• PROBLEM TO WORK ON:
Pictures are not part of the copy. Retype the lines from the first one through the line that contains "const magentaLead = [[0.37,7],[0.80,5.49]];".

• Records with drawing code:

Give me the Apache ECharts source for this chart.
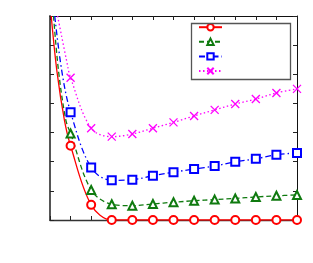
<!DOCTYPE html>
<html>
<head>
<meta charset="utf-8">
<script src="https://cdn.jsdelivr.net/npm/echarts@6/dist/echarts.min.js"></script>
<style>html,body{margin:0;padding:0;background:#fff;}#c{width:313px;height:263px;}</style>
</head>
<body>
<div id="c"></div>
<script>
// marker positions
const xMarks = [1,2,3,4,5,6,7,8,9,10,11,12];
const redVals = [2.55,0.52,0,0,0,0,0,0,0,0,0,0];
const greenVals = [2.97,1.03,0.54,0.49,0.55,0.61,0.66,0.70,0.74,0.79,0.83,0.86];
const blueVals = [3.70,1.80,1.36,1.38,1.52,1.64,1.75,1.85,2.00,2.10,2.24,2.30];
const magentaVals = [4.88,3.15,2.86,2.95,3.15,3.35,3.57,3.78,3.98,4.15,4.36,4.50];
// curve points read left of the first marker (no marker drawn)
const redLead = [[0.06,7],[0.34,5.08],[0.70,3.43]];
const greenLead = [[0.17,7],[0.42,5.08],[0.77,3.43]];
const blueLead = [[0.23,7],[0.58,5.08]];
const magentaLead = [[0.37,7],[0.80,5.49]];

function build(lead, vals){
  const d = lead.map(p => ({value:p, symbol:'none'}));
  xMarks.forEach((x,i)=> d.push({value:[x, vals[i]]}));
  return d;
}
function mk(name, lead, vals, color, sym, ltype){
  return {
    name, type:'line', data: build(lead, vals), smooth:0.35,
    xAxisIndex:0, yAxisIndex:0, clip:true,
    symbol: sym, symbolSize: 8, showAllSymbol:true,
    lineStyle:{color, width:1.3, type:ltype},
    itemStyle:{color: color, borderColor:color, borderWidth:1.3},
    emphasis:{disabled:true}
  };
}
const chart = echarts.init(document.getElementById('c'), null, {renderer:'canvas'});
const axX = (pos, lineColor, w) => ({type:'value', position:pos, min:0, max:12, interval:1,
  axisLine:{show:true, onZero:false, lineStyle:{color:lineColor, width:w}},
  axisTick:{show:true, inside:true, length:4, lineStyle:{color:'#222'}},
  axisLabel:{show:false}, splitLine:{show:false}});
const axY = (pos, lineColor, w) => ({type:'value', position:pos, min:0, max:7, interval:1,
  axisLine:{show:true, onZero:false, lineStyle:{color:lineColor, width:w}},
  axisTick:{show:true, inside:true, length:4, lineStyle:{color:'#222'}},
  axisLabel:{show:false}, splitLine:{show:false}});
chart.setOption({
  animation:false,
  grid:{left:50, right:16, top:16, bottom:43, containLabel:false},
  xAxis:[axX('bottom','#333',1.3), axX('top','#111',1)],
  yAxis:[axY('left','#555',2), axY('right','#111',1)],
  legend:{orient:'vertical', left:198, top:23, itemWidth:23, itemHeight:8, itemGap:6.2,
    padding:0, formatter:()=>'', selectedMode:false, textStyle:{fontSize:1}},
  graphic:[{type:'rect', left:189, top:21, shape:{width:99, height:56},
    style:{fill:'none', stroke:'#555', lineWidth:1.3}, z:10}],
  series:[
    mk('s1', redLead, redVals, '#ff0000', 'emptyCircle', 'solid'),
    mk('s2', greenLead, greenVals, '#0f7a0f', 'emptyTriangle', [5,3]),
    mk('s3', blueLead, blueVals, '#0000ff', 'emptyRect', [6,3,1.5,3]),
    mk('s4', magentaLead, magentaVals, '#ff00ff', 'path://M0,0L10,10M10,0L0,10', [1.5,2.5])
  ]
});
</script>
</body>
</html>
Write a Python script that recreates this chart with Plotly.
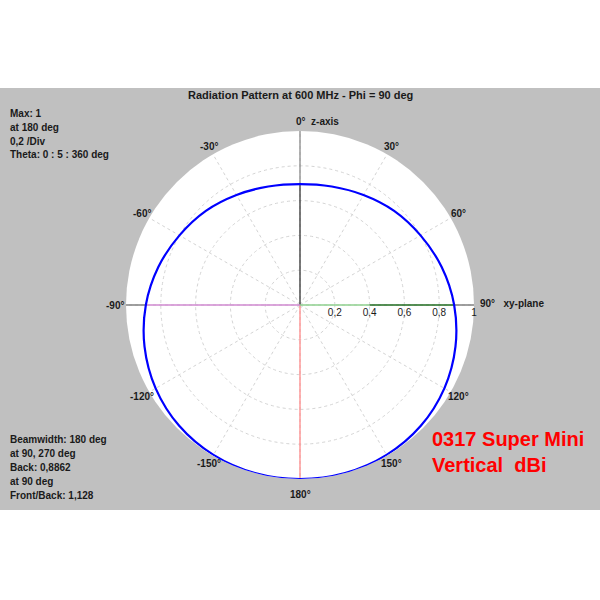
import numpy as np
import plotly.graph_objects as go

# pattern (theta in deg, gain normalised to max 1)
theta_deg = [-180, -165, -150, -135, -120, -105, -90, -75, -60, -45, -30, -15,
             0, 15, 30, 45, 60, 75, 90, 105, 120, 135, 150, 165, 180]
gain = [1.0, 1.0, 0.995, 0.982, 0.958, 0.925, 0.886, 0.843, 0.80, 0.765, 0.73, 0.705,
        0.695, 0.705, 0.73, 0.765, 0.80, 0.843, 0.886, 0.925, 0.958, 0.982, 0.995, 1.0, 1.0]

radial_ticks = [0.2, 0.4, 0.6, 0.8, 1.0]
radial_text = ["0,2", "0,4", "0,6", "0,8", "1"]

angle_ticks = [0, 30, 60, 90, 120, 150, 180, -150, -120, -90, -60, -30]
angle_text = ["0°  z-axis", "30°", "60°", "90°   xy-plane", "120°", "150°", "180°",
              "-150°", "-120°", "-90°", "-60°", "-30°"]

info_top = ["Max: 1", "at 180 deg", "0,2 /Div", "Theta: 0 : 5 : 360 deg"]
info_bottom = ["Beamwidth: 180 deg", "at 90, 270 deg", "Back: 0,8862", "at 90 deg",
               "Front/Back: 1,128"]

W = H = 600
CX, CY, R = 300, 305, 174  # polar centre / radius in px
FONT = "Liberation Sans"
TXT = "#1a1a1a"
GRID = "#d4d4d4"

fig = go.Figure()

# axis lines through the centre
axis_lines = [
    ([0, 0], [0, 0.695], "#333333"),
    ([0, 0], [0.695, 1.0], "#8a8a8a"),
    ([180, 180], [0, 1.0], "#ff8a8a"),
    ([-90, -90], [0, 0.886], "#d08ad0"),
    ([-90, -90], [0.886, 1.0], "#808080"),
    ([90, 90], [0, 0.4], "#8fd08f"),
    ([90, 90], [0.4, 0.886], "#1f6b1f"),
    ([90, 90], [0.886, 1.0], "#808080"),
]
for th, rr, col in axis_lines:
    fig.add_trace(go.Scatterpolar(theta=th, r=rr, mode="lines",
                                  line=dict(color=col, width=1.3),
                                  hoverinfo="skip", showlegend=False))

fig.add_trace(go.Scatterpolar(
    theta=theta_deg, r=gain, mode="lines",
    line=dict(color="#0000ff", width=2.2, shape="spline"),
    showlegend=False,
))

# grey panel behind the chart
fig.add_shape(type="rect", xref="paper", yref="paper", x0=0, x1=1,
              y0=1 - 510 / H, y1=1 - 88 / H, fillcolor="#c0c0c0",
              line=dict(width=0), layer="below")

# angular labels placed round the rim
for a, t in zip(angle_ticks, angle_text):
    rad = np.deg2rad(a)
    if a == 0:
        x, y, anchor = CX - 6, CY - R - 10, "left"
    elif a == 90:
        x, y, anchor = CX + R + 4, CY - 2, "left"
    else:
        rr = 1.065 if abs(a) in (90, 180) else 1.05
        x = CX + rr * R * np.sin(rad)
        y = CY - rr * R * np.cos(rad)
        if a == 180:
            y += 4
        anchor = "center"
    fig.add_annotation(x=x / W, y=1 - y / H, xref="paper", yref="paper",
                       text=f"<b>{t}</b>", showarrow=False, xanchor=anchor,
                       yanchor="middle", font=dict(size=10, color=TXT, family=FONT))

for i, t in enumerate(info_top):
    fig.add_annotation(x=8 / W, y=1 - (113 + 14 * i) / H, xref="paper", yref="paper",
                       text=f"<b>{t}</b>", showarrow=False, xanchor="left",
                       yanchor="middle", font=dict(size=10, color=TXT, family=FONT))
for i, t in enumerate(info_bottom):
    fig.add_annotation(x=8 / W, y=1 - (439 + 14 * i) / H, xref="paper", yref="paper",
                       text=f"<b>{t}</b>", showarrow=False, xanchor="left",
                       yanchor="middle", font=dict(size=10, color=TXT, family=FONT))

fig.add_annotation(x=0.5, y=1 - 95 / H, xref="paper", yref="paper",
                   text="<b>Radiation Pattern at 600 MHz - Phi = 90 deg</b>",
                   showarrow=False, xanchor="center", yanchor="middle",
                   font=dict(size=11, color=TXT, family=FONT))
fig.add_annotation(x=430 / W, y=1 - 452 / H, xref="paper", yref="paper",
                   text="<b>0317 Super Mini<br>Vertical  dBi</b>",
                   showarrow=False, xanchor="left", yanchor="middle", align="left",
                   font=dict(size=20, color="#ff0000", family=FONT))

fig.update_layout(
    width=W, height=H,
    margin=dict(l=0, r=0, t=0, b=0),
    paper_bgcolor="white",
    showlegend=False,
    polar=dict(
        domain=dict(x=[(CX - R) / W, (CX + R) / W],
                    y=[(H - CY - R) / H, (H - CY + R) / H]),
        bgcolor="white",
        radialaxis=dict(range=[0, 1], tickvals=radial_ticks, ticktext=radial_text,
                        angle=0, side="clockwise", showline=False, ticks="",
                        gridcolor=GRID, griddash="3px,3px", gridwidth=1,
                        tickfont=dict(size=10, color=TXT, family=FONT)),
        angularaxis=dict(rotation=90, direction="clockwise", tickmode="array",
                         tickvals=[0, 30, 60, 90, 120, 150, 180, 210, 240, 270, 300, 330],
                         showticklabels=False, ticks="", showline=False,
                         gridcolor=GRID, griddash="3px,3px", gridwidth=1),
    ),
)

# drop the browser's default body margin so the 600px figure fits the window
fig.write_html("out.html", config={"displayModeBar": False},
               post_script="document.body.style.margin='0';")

• FINISHED TASK:
Give me the Apache ECharts source for this chart.
<!DOCTYPE html>
<html>
<head>
<meta charset="utf-8">
<script src="https://cdn.jsdelivr.net/npm/echarts@6/dist/echarts.min.js"></script>
<style>html,body{margin:0;padding:0;background:#fff;}#c{width:313px;height:263px;}</style>
</head>
<body>
<div id="c"></div>
<script>
// marker positions
const xMarks = [1,2,3,4,5,6,7,8,9,10,11,12];
const redVals = [2.55,0.52,0,0,0,0,0,0,0,0,0,0];
const greenVals = [2.97,1.03,0.54,0.49,0.55,0.61,0.66,0.70,0.74,0.79,0.83,0.86];
const blueVals = [3.70,1.80,1.36,1.38,1.52,1.64,1.75,1.85,2.00,2.10,2.24,2.30];
const magentaVals = [4.88,3.15,2.86,2.95,3.15,3.35,3.57,3.78,3.98,4.15,4.36,4.50];
// curve points read left of the first marker (no marker drawn)
const redLead = [[0.06,7],[0.34,5.08],[0.70,3.43]];
const greenLead = [[0.17,7],[0.42,5.08],[0.77,3.43]];
const blueLead = [[0.23,7],[0.58,5.08]];
const magentaLead = [[0.37,7],[0.80,5.49]];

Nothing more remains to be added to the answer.